Innovating in a VUCA(D) World
Ultimately, to meet the challenge that the VUCA(D) world will present, organisations will need and want more good ideas, faster and more often, contributed from as wide an employee distribution as possible.
There are a few fundamental steps that organisations can take that will make a significant positive difference to the quality and quantity of ideas submitted by employees and to the proportion of the workforce that make these submissions.
- Organisations should make it clear to all staff that improvement and innovation is an expected requirement for the job, whatever the job. Employees require to be held accountable (in the positive, productive sense) for what they do to improve their performance or that of the business process, unit, or function in which they are employed. Organisations should promote qualities like pro-activity, risk-awareness, and future-focus amongst staff in order to ensure they continually look for improvement opportunities. Once employees at all levels align themselves with the need for constant improvement and innovation then they will be more inclined to look for ideas and look for help to make their ideas work.
- Train, develop, and support employees to be more innovative in the workplace. There are well-defined skills involved in the start-to-finish process of improvement and innovation – and they are not often found naturally with any one individual. Innovation requires confidence and nothing will impair confidence more than a feeling of incompetence – of not knowing how to go about the task at hand. If organisations want more “intrapreneurs” then they should be prepared to invest in the skillset that goes with the label.
- Leaders should issue meaningful challenges or innovation missions that engage and motivate more of the workforce to get involved. These challenges should ideally relate clearly and obviously to the organisation’s high-level objectives, mission, and values, and set the scene for what “good” looks like when it comes to new ideas. As well as setting challenges at the macro-organisation level, this might also mean sponsoring challenges at departmental, functional, or even team levels.
- Leaders need to think about the incentives that they build into employee innovation programmes. For those whose motivation is mainly extrinsic then the rewards for innovation should be directly related to the results that their ideas deliver. This isn’t easy as the realisation of measurable results may take a long time from the initial submission of the idea and may include much more costly than was originally envisaged. These factors need to be effectively accommodated, if financial incentives are to have any real positive effect.
Solutions to Address Innovation in a VUCA(D)
With more employees physically distributed and potentially isolated from one another than ever before, technology-based innovation management platforms that embrace consultation, transparency, inclusion, and learnings will become key to organisations that understand how the VUCA(D) world will affect their future.

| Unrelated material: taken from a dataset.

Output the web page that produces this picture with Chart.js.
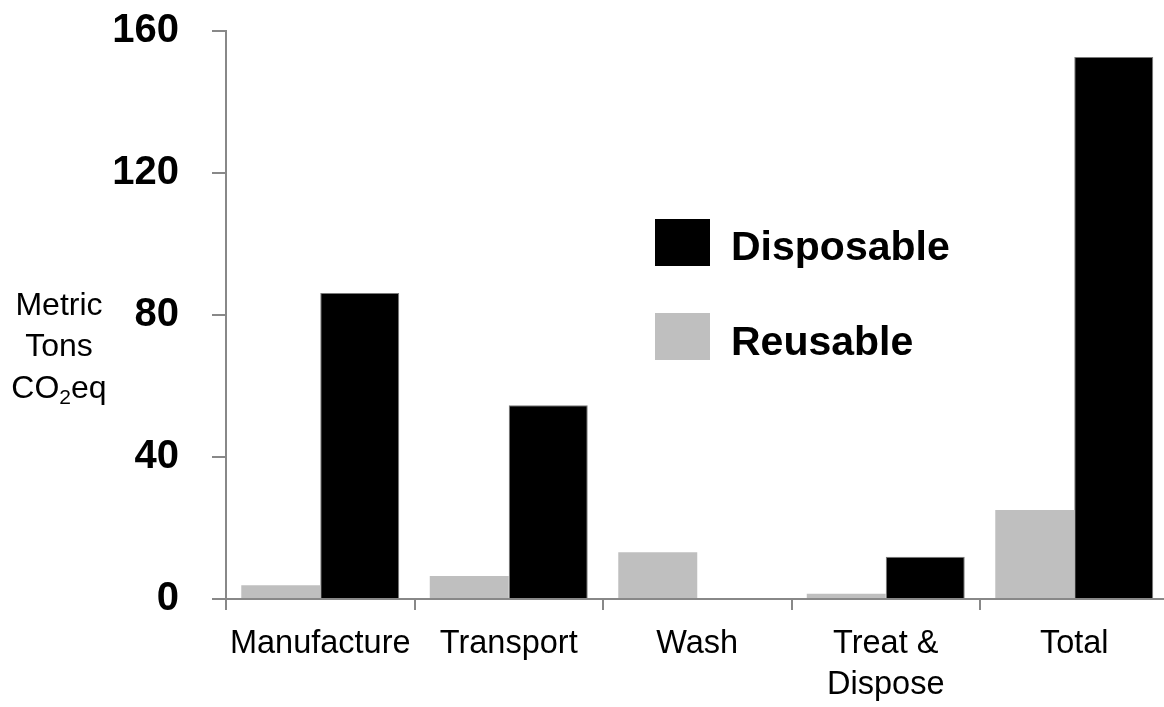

By bringing a wider, more diverse voice into the innovation process and socialising the challenges, opportunities, ideas and developments that are strategically important, innovation can become “the norm”, reinforcing the requirement for everyone to engage in the never-ending improvement effort that VUCA(D) brings. And making VUCA(D) an acronym that is not to be feared but something to be embraced and recognised for the opportunity that it brings.